Promote the frequent change of passwords: Passwords are less effective in protecting your business when they’ve been in place for a long time. They can be shared or exposed by sheer negligence, they can also be accessed and stolen by technological methods (hacking, social manipulation). Best practice suggests that changing passwords every 2 months or so is sufficient, but perhaps even more frequently for particularly sensitive information.

Create a data protection policy: Employees’ actions (non-intentional) can pose a significant risk to data protection. Make sure employees are aware of what is expected in terms of data security by creating a policy and providing training if need be.

Secure documents: Consider storing your data in secure documents. PDF files are particularly secure when it comes to storing and sharing information; they can be encrypted and protected by a password to prevent unauthorised access, copying, and printing.

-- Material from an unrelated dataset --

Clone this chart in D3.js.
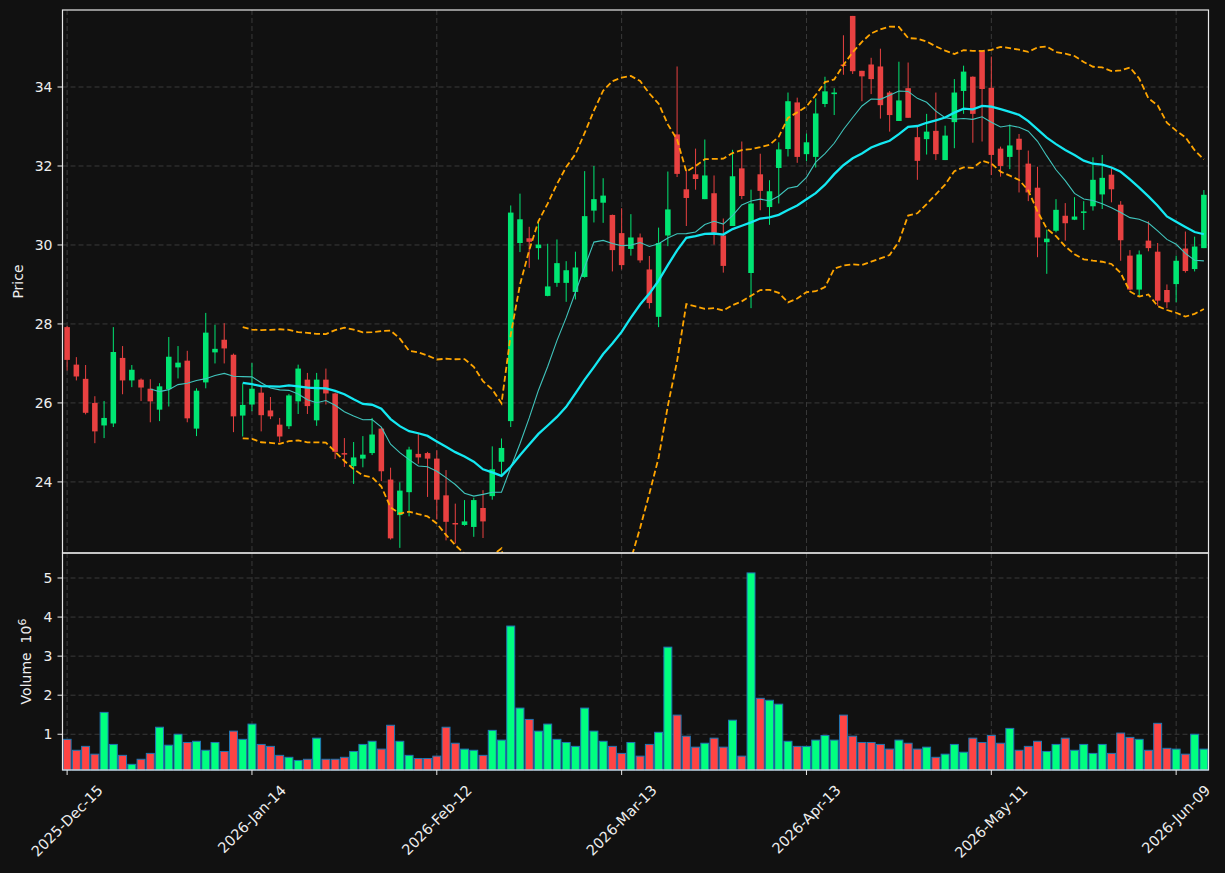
<!DOCTYPE html>
<html>
<head>
<meta charset="utf-8">
<script src="https://cdn.jsdelivr.net/npm/d3@7/dist/d3.min.js"></script>
<style>
  html, body { margin: 0; padding: 0; background: #111111; }
  svg { display: block; font-family: "DejaVu Sans", sans-serif; }
</style>
</head>
<body>
<div id="chart"></div>
<script>
// x axis ticks (trading-day index -> label)
const tickIndex = [0, 20, 40, 60, 80, 100, 120];
const tickLabels = ['2025-Dec-15', '2026-Jan-14', '2026-Feb-12', '2026-Mar-13', '2026-Apr-13', '2026-May-11', '2026-Jun-09'];

const priceTicks = [24, 26, 28, 30, 32, 34];
const volumeTicks = [1, 2, 3, 4, 5];

// OHLC, one value per trading day
const opens = [
  27.92, 26.97, 26.61, 26.00, 25.43, 25.48, 27.14, 26.57, 26.59, 26.36,
  25.83, 26.35, 26.90, 27.07, 25.35, 26.52, 27.28, 27.60, 27.22, 25.68,
  25.96, 26.26, 25.81, 25.45, 25.41, 26.04, 26.59, 25.56, 26.59, 26.24,
  24.73, 24.40, 24.59, 24.73, 25.35, 24.06, 23.16, 23.74, 24.71, 24.73,
  24.59, 23.66, 22.96, 22.91, 22.86, 23.34, 23.64, 24.51, 25.54, 30.05,
  30.17, 29.92, 28.71, 29.04, 29.04, 28.81, 29.19, 30.87, 31.07, 30.76,
  30.30, 29.90, 30.19, 29.38, 28.18, 30.24, 32.80, 31.41, 31.79, 31.16,
  31.31, 30.24, 30.48, 31.94, 29.29, 31.79, 30.96, 31.95, 32.43, 33.61,
  32.30, 32.23, 33.57, 33.82, 34.57, 35.80, 34.41, 34.57, 34.52, 33.86,
  33.14, 33.97, 32.73, 32.68, 32.89, 32.15, 33.11, 33.90, 34.26, 34.92,
  33.98, 32.44, 32.23, 32.69, 32.06, 31.45, 30.07, 30.36, 30.74, 30.64,
  30.83, 30.98, 31.28, 31.78, 31.02, 29.73, 28.87, 30.11, 29.83, 28.86,
  29.01, 29.91, 29.39, 29.92
];
const highs = [
  27.95, 27.16, 26.96, 26.17, 26.05, 27.92, 27.44, 26.96, 26.62, 26.60,
  26.50, 27.67, 27.44, 27.32, 26.37, 28.28, 27.98, 28.02, 27.25, 26.49,
  27.01, 26.42, 26.15, 25.62, 26.23, 26.97, 26.76, 26.76, 26.87, 26.26,
  25.11, 25.01, 25.16, 25.62, 25.37, 24.36, 23.99, 24.89, 25.22, 24.76,
  24.80, 24.30, 23.45, 23.54, 23.60, 23.79, 24.90, 25.10, 31.00, 31.30,
  30.46, 30.62, 30.03, 30.14, 29.59, 29.83, 31.87, 32.00, 31.69, 30.77,
  30.93, 30.78, 30.29, 29.72, 30.44, 31.86, 34.52, 31.89, 32.44, 32.67,
  31.76, 30.67, 32.41, 32.62, 31.40, 32.31, 31.64, 32.60, 33.86, 33.73,
  32.82, 33.71, 34.26, 33.97, 35.31, 35.80, 34.41, 34.74, 34.97, 33.90,
  34.64, 34.62, 33.00, 33.32, 33.86, 33.02, 34.20, 34.54, 34.27, 34.93,
  34.77, 32.49, 33.05, 32.81, 32.39, 31.98, 30.39, 31.16, 31.06, 31.21,
  31.11, 32.22, 32.28, 31.95, 31.11, 29.87, 29.86, 30.60, 30.05, 29.00,
  29.73, 30.34, 30.21, 31.39
];
const lows = [
  26.82, 26.57, 25.71, 24.98, 25.11, 25.39, 26.22, 26.40, 26.05, 25.51,
  25.54, 25.91, 26.62, 25.51, 25.16, 26.37, 27.00, 27.00, 25.26, 25.15,
  25.79, 25.28, 25.59, 25.00, 25.34, 25.72, 25.72, 25.42, 25.96, 24.58,
  24.38, 23.95, 24.37, 24.68, 24.02, 22.54, 22.33, 23.13, 24.46, 23.62,
  23.05, 22.52, 22.44, 22.89, 22.61, 22.58, 23.55, 24.17, 25.39, 29.82,
  29.42, 29.63, 28.70, 28.94, 28.56, 28.62, 29.17, 30.57, 30.56, 29.33,
  29.38, 29.73, 29.55, 28.39, 27.92, 29.97, 31.72, 30.48, 31.40, 31.16,
  30.01, 29.30, 30.48, 31.16, 28.40, 30.88, 30.51, 31.05, 32.24, 32.08,
  32.12, 31.96, 33.49, 33.29, 34.31, 34.33, 33.64, 33.82, 33.20, 32.87,
  33.14, 33.22, 31.65, 32.29, 32.15, 32.15, 32.45, 33.32, 32.59, 32.62,
  31.77, 31.73, 31.92, 31.33, 31.11, 29.69, 29.27, 30.32, 30.11, 30.63,
  30.38, 30.87, 30.91, 31.08, 29.60, 28.85, 28.70, 29.84, 28.46, 28.40,
  28.55, 29.30, 29.33, 29.92
];
const closes = [
  27.09, 26.67, 25.75, 25.28, 25.62, 27.29, 26.57, 26.84, 26.39, 26.04,
  26.42, 27.17, 27.02, 25.61, 26.31, 27.78, 27.37, 27.38, 25.66, 25.95,
  26.36, 25.69, 25.66, 25.15, 26.19, 26.87, 25.92, 26.59, 26.24, 24.76,
  24.70, 24.62, 24.69, 25.20, 24.27, 22.57, 23.78, 24.82, 24.62, 24.59,
  23.55, 22.99, 22.95, 23.00, 23.54, 23.00, 24.32, 24.86, 30.82, 30.65,
  30.08, 30.01, 28.95, 29.54, 29.36, 29.43, 30.73, 31.16, 31.25, 29.87,
  29.49, 30.19, 29.61, 28.53, 30.05, 30.90, 31.80, 31.19, 31.67, 31.76,
  30.31, 29.47, 31.74, 31.24, 31.05, 31.37, 31.36, 32.42, 33.64, 32.23,
  32.60, 33.33, 33.89, 33.86, 34.55, 34.40, 34.27, 34.20, 33.54, 33.29,
  33.66, 33.22, 32.13, 32.87, 32.30, 32.77, 33.86, 34.39, 33.32, 33.95,
  32.28, 32.00, 32.52, 32.41, 31.33, 30.19, 30.16, 30.89, 30.55, 30.72,
  30.85, 31.65, 31.70, 31.41, 30.12, 28.87, 29.76, 29.92, 28.59, 28.55,
  29.60, 29.34, 29.96, 31.27
];
// volume, millions of shares
const volumes = [
  0.87, 0.59, 0.69, 0.49, 1.56, 0.74, 0.46, 0.23, 0.36, 0.51,
  1.18, 0.72, 1.00, 0.79, 0.82, 0.59, 0.79, 0.56, 1.08, 0.87,
  1.26, 0.74, 0.69, 0.46, 0.41, 0.33, 0.36, 0.90, 0.36, 0.36,
  0.41, 0.56, 0.74, 0.82, 0.62, 1.23, 0.82, 0.46, 0.38, 0.38,
  0.44, 1.18, 0.77, 0.62, 0.59, 0.46, 1.10, 0.85, 3.77, 1.67,
  1.38, 1.08, 1.26, 0.87, 0.79, 0.69, 1.67, 1.08, 0.82, 0.69,
  0.51, 0.79, 0.44, 0.74, 1.05, 3.23, 1.49, 0.95, 0.67, 0.77,
  0.90, 0.67, 1.36, 0.44, 5.13, 1.92, 1.87, 1.77, 0.82, 0.69,
  0.69, 0.85, 0.97, 0.85, 1.49, 0.95, 0.79, 0.79, 0.74, 0.62,
  0.85, 0.77, 0.62, 0.67, 0.41, 0.49, 0.74, 0.54, 0.90, 0.79,
  0.97, 0.77, 1.15, 0.59, 0.69, 0.82, 0.56, 0.74, 0.90, 0.59,
  0.74, 0.51, 0.74, 0.51, 1.03, 0.92, 0.87, 0.59, 1.28, 0.64,
  0.62, 0.49, 1.00, 0.62
];

const n = closes.length;
const candles = d3.range(n).map(i => ({
  i: i, open: opens[i], high: highs[i], low: lows[i], close: closes[i], volume: volumes[i]
}));

// rolling indicators computed from the closes
function rolling(period, fn) {
  return d3.range(n).map(i => {
    if (i < period - 1) return null;
    return fn(closes.slice(i - period + 1, i + 1));
  });
}
const ma10 = rolling(10, w => d3.mean(w));
const ma20 = rolling(20, w => d3.mean(w));
const sd20 = rolling(20, w => {
  const m = d3.mean(w);
  return Math.sqrt(d3.mean(w, v => (v - m) * (v - m)));
});
const bbUpper = ma20.map((m, i) => m === null ? null : m + 2 * sd20[i]);
const bbLower = ma20.map((m, i) => m === null ? null : m - 2 * sd20[i]);

const width = 1225, height = 873;
const left = 62.5, right = 1208.5;
const mainTop = 10, mainBottom = 553, volBottom = 770;

const upColor = '#00e673', downColor = '#e84141';
const volUp = '#00ff80', volDown = '#ff4444';
const gridColor = '#3a3a3a', axisColor = '#e8e8e8', textColor = '#eeeeee';

const svg = d3.select('#chart').append('svg')
  .attr('width', width)
  .attr('height', height);

svg.append('rect')
  .attr('width', width).attr('height', height)
  .attr('fill', '#111111');

const xScale = d3.scaleLinear()
  .domain([-0.5, n - 0.5])
  .range([left, right]);
const yScale = d3.scaleLinear()
  .domain([22.2, 35.95])
  .range([mainBottom, mainTop]);
const vScale = d3.scaleLinear()
  .domain([0.085, 5.64])
  .range([volBottom, mainBottom]);

const step = xScale(1) - xScale(0);

svg.append('defs').append('clipPath')
  .attr('id', 'mainClip')
  .append('rect')
  .attr('x', left).attr('y', mainTop)
  .attr('width', right - left).attr('height', mainBottom - mainTop);

// grid
function drawGrid(yTicks, scale, top, bottom) {
  const g = svg.append('g');
  g.selectAll('.hgrid')
    .data(yTicks)
    .enter().append('line')
    .attr('x1', left).attr('x2', right)
    .attr('y1', d => scale(d)).attr('y2', d => scale(d))
    .attr('stroke', gridColor)
    .attr('stroke-width', 1)
    .attr('stroke-dasharray', '5,3');
  g.selectAll('.vgrid')
    .data(tickIndex)
    .enter().append('line')
    .attr('x1', d => xScale(d)).attr('x2', d => xScale(d))
    .attr('y1', top).attr('y2', bottom)
    .attr('stroke', gridColor)
    .attr('stroke-width', 1)
    .attr('stroke-dasharray', '5,3');
}
drawGrid(priceTicks, yScale, mainTop, mainBottom);
drawGrid(volumeTicks, vScale, mainBottom, volBottom);

// candles
const candleG = svg.append('g').attr('clip-path', 'url(#mainClip)');
candleG.selectAll('.wick')
  .data(candles)
  .enter().append('line')
  .attr('x1', d => xScale(d.i)).attr('x2', d => xScale(d.i))
  .attr('y1', d => yScale(d.high)).attr('y2', d => yScale(d.low))
  .attr('stroke', d => d.close >= d.open ? upColor : downColor)
  .attr('stroke-width', 1);
const bodyW = step * 0.6;
candleG.selectAll('.body')
  .data(candles)
  .enter().append('rect')
  .attr('x', d => xScale(d.i) - bodyW / 2)
  .attr('width', bodyW)
  .attr('y', d => yScale(Math.max(d.open, d.close)))
  .attr('height', d => Math.max(1.5, Math.abs(yScale(d.open) - yScale(d.close))))
  .attr('fill', d => d.close >= d.open ? upColor : downColor);

// moving averages and bands
const lineGen = d3.line()
  .defined(d => d !== null)
  .x((d, i) => xScale(i))
  .y(d => yScale(d));

const lineG = svg.append('g').attr('clip-path', 'url(#mainClip)');
lineG.append('path')
  .attr('d', lineGen(ma10))
  .attr('fill', 'none')
  .attr('stroke', '#40c4bc')
  .attr('stroke-width', 1.1);
lineG.append('path')
  .attr('d', lineGen(ma20))
  .attr('fill', 'none')
  .attr('stroke', '#14e8f2')
  .attr('stroke-width', 2.3);
[bbUpper, bbLower].forEach(band => {
  lineG.append('path')
    .attr('d', lineGen(band))
    .attr('fill', 'none')
    .attr('stroke', '#ffa500')
    .attr('stroke-width', 1.8)
    .attr('stroke-dasharray', '6,3');
});

// volume bars
const volW = step * 0.86;
svg.append('g').selectAll('.vol')
  .data(candles)
  .enter().append('rect')
  .attr('x', d => xScale(d.i) - volW / 2)
  .attr('width', volW)
  .attr('y', d => vScale(d.volume))
  .attr('height', d => volBottom - vScale(d.volume))
  .attr('fill', d => d.close >= d.open ? volUp : volDown)
  .attr('stroke', '#1f77b4')
  .attr('stroke-width', 1);

// frames
[[mainTop, mainBottom], [mainBottom, volBottom]].forEach(([t, b]) => {
  svg.append('rect')
    .attr('x', left).attr('y', t)
    .attr('width', right - left).attr('height', b - t)
    .attr('fill', 'none')
    .attr('stroke', axisColor)
    .attr('stroke-width', 1.2);
});

// y axes
function drawYTicks(ticks, scale) {
  const g = svg.append('g');
  g.selectAll('line')
    .data(ticks)
    .enter().append('line')
    .attr('x1', left - 5).attr('x2', left)
    .attr('y1', d => scale(d)).attr('y2', d => scale(d))
    .attr('stroke', axisColor)
    .attr('stroke-width', 1);
  g.selectAll('text')
    .data(ticks)
    .enter().append('text')
    .attr('x', left - 10)
    .attr('y', d => scale(d))
    .attr('dy', '0.36em')
    .attr('text-anchor', 'end')
    .attr('fill', textColor)
    .attr('font-size', 14)
    .text(d => d);
}
drawYTicks(priceTicks, yScale);
drawYTicks(volumeTicks, vScale);

svg.append('text')
  .attr('transform', `translate(18, ${(mainTop + mainBottom) / 2}) rotate(-90)`)
  .attr('text-anchor', 'middle')
  .attr('dy', '0.36em')
  .attr('fill', textColor)
  .attr('font-size', 14)
  .text('Price');

const volLabel = svg.append('text')
  .attr('transform', `translate(26, ${(mainBottom + volBottom) / 2}) rotate(-90)`)
  .attr('text-anchor', 'middle')
  .attr('dy', '0.36em')
  .attr('fill', textColor)
  .attr('font-size', 14)
  .style('white-space', 'pre');
volLabel.append('tspan').text('Volume\u00a0\u00a010');
volLabel.append('tspan').attr('dy', '-0.5em').attr('font-size', 11).text('6');

// x axis ticks and rotated labels
const xg = svg.append('g');
xg.selectAll('line')
  .data(tickIndex)
  .enter().append('line')
  .attr('x1', d => xScale(d)).attr('x2', d => xScale(d))
  .attr('y1', volBottom).attr('y2', volBottom + 5)
  .attr('stroke', axisColor)
  .attr('stroke-width', 1);

const labelTop = 782;
tickIndex.forEach((idx, k) => {
  const t = xg.append('text')
    .attr('text-anchor', 'middle')
    .attr('dominant-baseline', 'central')
    .attr('fill', textColor)
    .attr('font-size', 14.5)
    .text(tickLabels[k]);
  const len = t.node().getComputedTextLength();
  const side = (len + 16) / Math.SQRT2;
  t.attr('transform', `translate(${xScale(idx)}, ${labelTop + side / 2}) rotate(-45)`);
});
</script>
</body>
</html>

Firm up the security of your print network and how employees use it: When it comes to security, printed data is just as vulnerable as digitally stored data. Once data is printed, how can you be assured off what happens to it? Printing networks open up the following risks:

  • Sensitive data being printed and unintentionally left on the printer
  • Printed data being misplaced or lost within the office or worse still outside
  • Confidential information being printed without permission

To overcome some of these risks there are a number of good print management solutions that you could deploy to control who can print what and monitor what has been printed.